Hace unos días, en París, se remató el auto más caro jamás vendido en una subasta europea. Se trata de un Ferrari 335 Spider Scaglietti, del año 1957 y que fue adjudicado en 36 millones de dólares. El nombre del comprador se mantuvo en secreto, aunque se ha especulado que sería el mismo Lionel Messi, la estrella del Barcelona. La pasión por los autos es vieja. En el cine, por ejemplo, han sido protagonistas de cientos de películas y para este año se espera la gran batalla italiana, cuando se estrenen dos filmes con las vidas de los fundadores de Ferrari y Lamborghini. Enzo Ferrari será interpretado nada menos que por Robert de Niro.
En términos sociales, se trata de uno de los inventos que más ha revolucionado la vida moderna. Y por ello, es una de las aspiraciones materiales más buscadas. Pese a ello, la relación del automóvil con las autoridades ha sido siempre tensa. Se los acusa de ser los causantes de demasiados males, como la congestión, la contaminación, los accidentes, por mencionar algunos. Y de ahí nacen los impuestos, las restricciones y cualquier medida que haga más costoso su uso.
En Chile, durante el último tiempo, lo anterior ha sido impactante. El año pasado se aplicó un impuesto verde, que significó un aumento de precios automático para todos los vehículos. No contentos con aquello, ahora se está discutiendo la posibilidad de aplicar una restricción a los automóviles catalícos, que no es otra cosa que un segundo impuesto, esta vez al uso. Y si bien, la mayor parte de la gente ha rechazado la medida, de seguro la cosa se aplicará igual.

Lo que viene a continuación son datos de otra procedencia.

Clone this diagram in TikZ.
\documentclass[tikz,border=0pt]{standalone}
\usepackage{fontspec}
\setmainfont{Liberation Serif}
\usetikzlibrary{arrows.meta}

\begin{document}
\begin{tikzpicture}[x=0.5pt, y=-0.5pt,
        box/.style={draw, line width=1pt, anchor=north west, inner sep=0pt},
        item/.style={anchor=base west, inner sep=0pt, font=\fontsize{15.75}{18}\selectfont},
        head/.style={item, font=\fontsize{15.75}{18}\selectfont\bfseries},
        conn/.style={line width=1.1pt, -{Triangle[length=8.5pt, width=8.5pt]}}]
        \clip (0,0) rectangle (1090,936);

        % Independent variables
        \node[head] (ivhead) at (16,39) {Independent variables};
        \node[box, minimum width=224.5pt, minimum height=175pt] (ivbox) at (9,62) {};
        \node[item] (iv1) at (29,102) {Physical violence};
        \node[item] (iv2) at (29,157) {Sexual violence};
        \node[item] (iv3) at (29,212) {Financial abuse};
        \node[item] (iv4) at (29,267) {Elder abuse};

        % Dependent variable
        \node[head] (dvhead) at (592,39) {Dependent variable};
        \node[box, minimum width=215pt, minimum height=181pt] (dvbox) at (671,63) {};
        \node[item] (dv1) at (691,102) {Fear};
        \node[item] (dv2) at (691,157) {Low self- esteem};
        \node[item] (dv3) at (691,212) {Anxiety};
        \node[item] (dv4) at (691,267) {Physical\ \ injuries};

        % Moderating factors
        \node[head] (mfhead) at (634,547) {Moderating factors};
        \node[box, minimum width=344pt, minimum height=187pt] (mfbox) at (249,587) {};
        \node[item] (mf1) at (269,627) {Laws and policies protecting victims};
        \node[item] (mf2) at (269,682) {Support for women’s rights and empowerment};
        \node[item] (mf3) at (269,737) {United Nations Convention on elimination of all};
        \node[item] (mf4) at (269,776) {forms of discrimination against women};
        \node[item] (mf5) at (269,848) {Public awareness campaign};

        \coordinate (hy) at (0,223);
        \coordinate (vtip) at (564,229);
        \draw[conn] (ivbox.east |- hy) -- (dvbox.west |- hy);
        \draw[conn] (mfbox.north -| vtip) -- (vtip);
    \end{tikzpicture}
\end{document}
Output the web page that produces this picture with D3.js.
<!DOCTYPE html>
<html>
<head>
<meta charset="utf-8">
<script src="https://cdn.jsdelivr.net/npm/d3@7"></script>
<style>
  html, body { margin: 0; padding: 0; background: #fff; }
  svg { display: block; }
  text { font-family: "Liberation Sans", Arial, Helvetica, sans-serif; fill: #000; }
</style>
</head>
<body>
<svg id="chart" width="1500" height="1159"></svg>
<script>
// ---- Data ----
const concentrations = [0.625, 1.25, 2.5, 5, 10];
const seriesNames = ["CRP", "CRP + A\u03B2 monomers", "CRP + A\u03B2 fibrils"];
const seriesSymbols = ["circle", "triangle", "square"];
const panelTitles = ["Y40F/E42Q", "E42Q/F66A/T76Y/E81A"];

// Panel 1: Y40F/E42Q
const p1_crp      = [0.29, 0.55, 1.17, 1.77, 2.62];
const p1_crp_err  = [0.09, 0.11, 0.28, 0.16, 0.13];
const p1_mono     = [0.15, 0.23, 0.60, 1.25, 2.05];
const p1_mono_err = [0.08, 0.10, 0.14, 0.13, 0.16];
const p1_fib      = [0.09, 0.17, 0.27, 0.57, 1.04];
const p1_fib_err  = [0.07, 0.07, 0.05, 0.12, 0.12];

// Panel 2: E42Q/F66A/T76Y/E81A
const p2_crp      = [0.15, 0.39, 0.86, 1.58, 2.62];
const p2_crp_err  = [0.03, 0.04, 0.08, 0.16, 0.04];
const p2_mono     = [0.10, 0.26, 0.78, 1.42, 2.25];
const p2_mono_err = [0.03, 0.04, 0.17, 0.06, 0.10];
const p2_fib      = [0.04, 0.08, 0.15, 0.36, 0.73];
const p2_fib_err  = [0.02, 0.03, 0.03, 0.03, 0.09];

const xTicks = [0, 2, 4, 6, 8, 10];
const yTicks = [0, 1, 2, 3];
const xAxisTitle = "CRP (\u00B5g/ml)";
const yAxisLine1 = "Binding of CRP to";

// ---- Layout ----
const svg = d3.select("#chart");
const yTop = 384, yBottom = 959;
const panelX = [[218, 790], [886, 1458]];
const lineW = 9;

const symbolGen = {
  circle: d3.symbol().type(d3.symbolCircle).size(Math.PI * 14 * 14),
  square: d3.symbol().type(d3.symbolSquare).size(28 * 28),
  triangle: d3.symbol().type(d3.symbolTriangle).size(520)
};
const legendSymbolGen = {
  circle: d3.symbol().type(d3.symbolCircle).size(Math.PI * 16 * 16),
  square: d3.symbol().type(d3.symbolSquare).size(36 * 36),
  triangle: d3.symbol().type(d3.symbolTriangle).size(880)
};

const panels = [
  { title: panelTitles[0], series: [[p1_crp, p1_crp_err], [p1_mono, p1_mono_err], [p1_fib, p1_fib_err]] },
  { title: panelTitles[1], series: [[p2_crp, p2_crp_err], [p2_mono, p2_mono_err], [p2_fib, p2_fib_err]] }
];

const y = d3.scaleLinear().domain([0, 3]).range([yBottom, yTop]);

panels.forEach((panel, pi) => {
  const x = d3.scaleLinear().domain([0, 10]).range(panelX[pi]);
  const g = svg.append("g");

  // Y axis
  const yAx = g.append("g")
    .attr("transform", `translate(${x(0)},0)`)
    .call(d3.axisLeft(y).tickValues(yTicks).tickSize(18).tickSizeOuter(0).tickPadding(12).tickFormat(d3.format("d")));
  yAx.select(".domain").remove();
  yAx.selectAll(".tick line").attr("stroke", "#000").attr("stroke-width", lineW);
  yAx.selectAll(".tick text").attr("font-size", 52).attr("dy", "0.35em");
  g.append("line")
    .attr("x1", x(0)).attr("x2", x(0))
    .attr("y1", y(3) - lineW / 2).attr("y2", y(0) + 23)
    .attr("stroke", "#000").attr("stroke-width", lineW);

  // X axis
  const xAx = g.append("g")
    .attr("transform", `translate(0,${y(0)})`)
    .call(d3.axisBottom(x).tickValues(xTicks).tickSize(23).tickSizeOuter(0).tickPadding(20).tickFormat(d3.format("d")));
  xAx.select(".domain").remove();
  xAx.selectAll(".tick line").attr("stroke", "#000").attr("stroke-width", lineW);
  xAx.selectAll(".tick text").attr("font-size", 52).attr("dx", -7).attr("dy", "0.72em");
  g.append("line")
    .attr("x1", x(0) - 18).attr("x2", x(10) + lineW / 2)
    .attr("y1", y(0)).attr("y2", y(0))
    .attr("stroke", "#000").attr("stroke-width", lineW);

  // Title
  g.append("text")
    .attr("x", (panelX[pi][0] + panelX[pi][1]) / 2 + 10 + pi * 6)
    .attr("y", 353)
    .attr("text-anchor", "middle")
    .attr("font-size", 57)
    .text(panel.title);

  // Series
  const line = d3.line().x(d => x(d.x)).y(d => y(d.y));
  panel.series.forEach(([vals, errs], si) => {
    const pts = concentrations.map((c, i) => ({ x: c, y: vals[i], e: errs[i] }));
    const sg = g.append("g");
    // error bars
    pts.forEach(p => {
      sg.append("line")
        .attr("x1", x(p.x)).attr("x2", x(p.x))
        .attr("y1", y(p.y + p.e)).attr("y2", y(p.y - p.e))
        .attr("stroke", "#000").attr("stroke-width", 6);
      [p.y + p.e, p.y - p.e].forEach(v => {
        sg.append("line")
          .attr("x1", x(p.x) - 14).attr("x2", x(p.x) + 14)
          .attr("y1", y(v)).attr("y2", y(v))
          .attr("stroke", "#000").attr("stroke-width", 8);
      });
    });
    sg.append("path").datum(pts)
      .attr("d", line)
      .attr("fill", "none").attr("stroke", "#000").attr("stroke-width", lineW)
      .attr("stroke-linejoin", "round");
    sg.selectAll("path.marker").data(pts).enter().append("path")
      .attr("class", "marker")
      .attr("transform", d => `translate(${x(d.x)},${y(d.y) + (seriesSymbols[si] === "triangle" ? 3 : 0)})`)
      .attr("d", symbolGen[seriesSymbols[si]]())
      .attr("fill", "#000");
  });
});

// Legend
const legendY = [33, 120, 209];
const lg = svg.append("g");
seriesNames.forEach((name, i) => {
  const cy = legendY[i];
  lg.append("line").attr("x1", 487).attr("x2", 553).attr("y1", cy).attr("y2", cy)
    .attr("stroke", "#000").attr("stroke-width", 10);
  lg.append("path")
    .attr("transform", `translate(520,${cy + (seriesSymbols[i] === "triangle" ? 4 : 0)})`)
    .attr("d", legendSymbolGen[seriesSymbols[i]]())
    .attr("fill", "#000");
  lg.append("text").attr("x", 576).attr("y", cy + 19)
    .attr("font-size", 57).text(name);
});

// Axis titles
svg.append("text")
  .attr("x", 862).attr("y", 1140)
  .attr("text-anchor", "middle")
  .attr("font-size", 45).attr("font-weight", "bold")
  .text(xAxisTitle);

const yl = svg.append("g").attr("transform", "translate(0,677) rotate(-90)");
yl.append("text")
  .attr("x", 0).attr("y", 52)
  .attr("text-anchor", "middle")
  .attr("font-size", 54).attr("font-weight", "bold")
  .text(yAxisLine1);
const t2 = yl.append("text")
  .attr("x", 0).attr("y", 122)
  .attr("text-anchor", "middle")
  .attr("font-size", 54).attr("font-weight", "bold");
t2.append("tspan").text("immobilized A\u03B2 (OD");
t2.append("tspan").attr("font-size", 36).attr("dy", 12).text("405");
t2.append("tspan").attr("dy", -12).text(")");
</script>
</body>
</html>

Pese a todo, la fuerza del automóvil parece no ceder. En Chile, se estima que el parque automotriz alcanza los 4,5 millones de vehículos, tres millones de los cuales son autos. Y si bien el crecimiento está relacionado con la economía, es claro que apenas están las condiciones, la gente aumenta su consumo. El correlato de aquello son más y más restricciones. La disonancia es brutal.
Es cierto que el uso de los automóviles genera ciertos costos sociales, pero la verdad es que sus beneficios son superiores. Hacer una cruzada contra ellos, similar a la del cigarrillo, es un error de proporciones. Menos en un país que brilla por la ausencia de un sistema de transporte público eficiente. Porque si todas las energías que se utilizan para detener el uso del automóvil se dedicaran a mejorar el Transantiago, la cosa sería mucho más razonable.
Todo esto sin considerar que la lucha contra los autos es regresiva. Las restricciones son fácilmente esquivables por los sectores más ricos de la población. Pero no por aquellos que con esfuerzo han logrado tener su primer auto. Para ellos el costo es infinito. Para qué hablar de aquellos para quienes el auto es su herramienta de trabajo.
Si los automovilistas fueran un partido político, sería el más grande de Chile. Si fuera una fuerza organizada, nada de esto sucedería. Pero, como no lo son, su fuerza está diluida. Por eso, los políticos no se preocupan de aquello. Y por eso nada cambiará. Pero lo que tampoco cambiará es que el automóvil seguirá vivo, porque, pese a todo, sus beneficios son demasiado importantes.